Michelle Konzack wrote:
I have following Interfaces: ppp0 ADSL wanadoo.fr eth0 192.168.1.0/26 publicnet Web-Server, access-server, DNS, ... eth1 192.168.1.64/25 privatenet Meine WS's, sql-Server, file-server eth2 192.168.1.96/26 securenet The Office of my old Emploier... :-) eth3 192.168.1./112/27 cybernet My CyberCenter eth4 192.168.1.128/25 wavenet My Lucent ORINOCO COR 1100 [snip] Now I like to do following:DENY anything in all Directions on the Router (!!!) and allow ACCEPT only:ppp0 --> eth0 eth3 eth4 eth* --> ppp0 eth0 --> eth4 eth1 --> eth0 eth2 eth3 eth4 eth2 --> eth0 eth3 eth4 eth3 --> eth0 eth4 eth4 --> eth0 eth3 [snip]
iptables is the proper tool for restricting the traffic between your interfaces, but the actual *routing* of the traffic is best done via iproute2.
There's a fabulous HOWTO at: http://www.tldp.org/HOWTO/Adv-Routing-HOWTO/index.html Pay special attention to chapters 3 and 4.A word of caution, though: you're going to have some pretty hairy scripts no matter what you do - what you need to do is pretty complicated.
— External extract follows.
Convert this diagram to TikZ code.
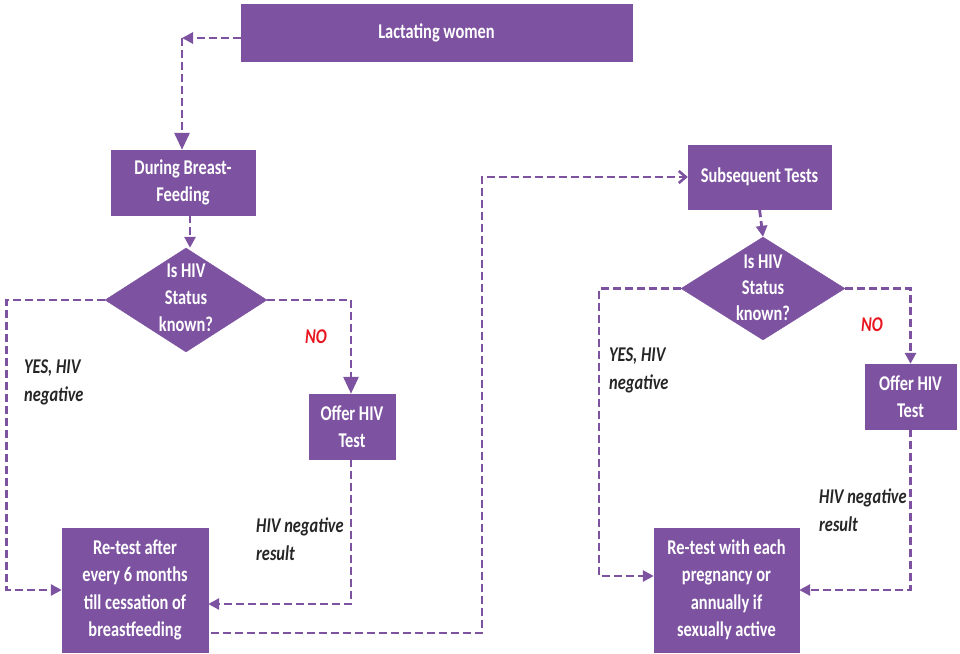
\documentclass[tikz,border=0pt]{standalone}
\usepackage{fontspec}
\setmainfont{Carlito}[FakeStretch=0.78]
\usetikzlibrary{shapes.geometric,arrows.meta,calc}
\definecolor{purp}{RGB}{125,82,160}
\definecolor{nored}{RGB}{232,20,30}
\tikzset{
  box/.style={fill=purp,draw=purp,rectangle,inner sep=0pt,align=center,text=white,font=\bfseries\fontsize{21}{27.5}\selectfont},
  dia/.style={fill=purp,draw=purp,diamond,inner sep=0pt},
  diatext/.style={align=center,text=white,inner sep=0pt,font=\bfseries\fontsize{21}{27}\selectfont},
  lbl/.style={align=left,anchor=west,inner sep=0pt,text=black!85,font=\bfseries\itshape\fontsize{21}{28}\selectfont},
  nolbl/.style={inner sep=0pt,text=nored,font=\bfseries\itshape\fontsize{21}{28}\selectfont},
  conn/.style={draw=purp,line width=2.8pt,dash pattern=on 8pt off 4pt},
  bigtip/.style={-{Triangle[length=17pt,width=15pt]}},
  smalltip/.style={-{Triangle[length=11pt,width=11pt]}},
  opentip/.style={-{Straight Barb[length=7pt,width=12pt,line width=2.6pt]}}
}
\begin{document}
\begin{tikzpicture}[x=1pt,y=-1pt]
\useasboundingbox (0,0) rectangle (960,653);
% boxes
\node[box,minimum width=391pt,minimum height=57pt] (lact) at (436.5,32.5) {Lactating women};
\node[box,minimum width=144pt,minimum height=65pt] (bf) at (183,182.5) {During Breast-\\Feeding};
\node[dia,minimum width=162pt,minimum height=104pt] (d1) at (186,300) {};
\node[diatext] (d1t) at (186,298) {Is HIV\\Status\\known?};
\node[box,minimum width=86pt,minimum height=65pt] (off1) at (352,426.5) {Offer HIV\\Test};
\node[box,minimum width=146pt,minimum height=124pt] (rt1) at (135,590) {Re-test after\\every 6 months\\till cessation of\\breastfeeding};
\node[box,minimum width=143pt,minimum height=64pt] (st) at (759.5,177) {Subsequent Tests};
\node[dia,minimum width=164pt,minimum height=103pt] (d2) at (763,288.5) {};
\node[diatext,font=\bfseries\fontsize{21}{26}\selectfont] (d2t) at (763,288) {Is HIV\\Status\\known?};
\node[box,minimum width=91pt,minimum height=65pt] (off2) at (910.5,396.5) {Offer HIV\\Test};
\node[box,minimum width=145pt,minimum height=124pt] (rt2) at (726.5,590) {Re-test with each\\pregnancy or\\annually if\\sexually active};
% labels
\node[nolbl] (no1) at (316,337) {NO};
\node[lbl] (yes1) at (24,382) {YES, HIV\\negative};
\node[lbl] (neg1) at (256,539) {HIV negative\\result};
\node[nolbl] (no2) at (872,325) {NO};
\node[lbl] (yes2) at (609,370) {YES, HIV\\negative};
\node[lbl] (neg2) at (819,510) {HIV negative\\result};
% coordinates
\coordinate (c1) at (182,38);
\coordinate (c3) at (351,604);
\coordinate (c4) at (482,633);
\coordinate (c5) at (599,576);
% connectors
\draw[conn,smalltip] (c1 -| lact.west) -- (c1);
\draw[conn,bigtip] (c1) -- (c1 |- bf.north);
\draw[conn,smalltip] ($(bf.south -| d1.north)+(4,0)$) -- ($(d1.north)+(4,0)$);
\draw[conn,smalltip] (d1.west) -- ++(-98,0) |- (rt1.west);
\draw[conn,bigtip] (d1.east) -| (c3 |- off1.north);
\draw[conn,smalltip] (c3 |- off1.south) -- (c3) -- (c3 -| rt1.east);
\draw[conn,opentip] ($(c4 -| rt1.east)+(3,0)$) -- (c4) |- (st.west);
\draw[conn,smalltip] (st.south) -- (d2.north);
\draw[conn,smalltip] (d2.west) -| (c5) -- (c5 -| rt2.west);
\draw[conn,smalltip] (d2.east) -| (off2.north);
\draw[conn,smalltip] (off2.south) |- (rt2.east);
\end{tikzpicture}
\end{document}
The network I maintained had two external interfaces (dual T1's and a DSL), two internal interfaces (DMZ and private), and a class-C worth of virtual ports; the firewall script was about 150-200 lines, but my specific routing requirements ("ip route show") were much less specific than yours. (Private -> DSL; DMZ -> T1's; iptable rules to route external traffic to the correct servers. That's all.)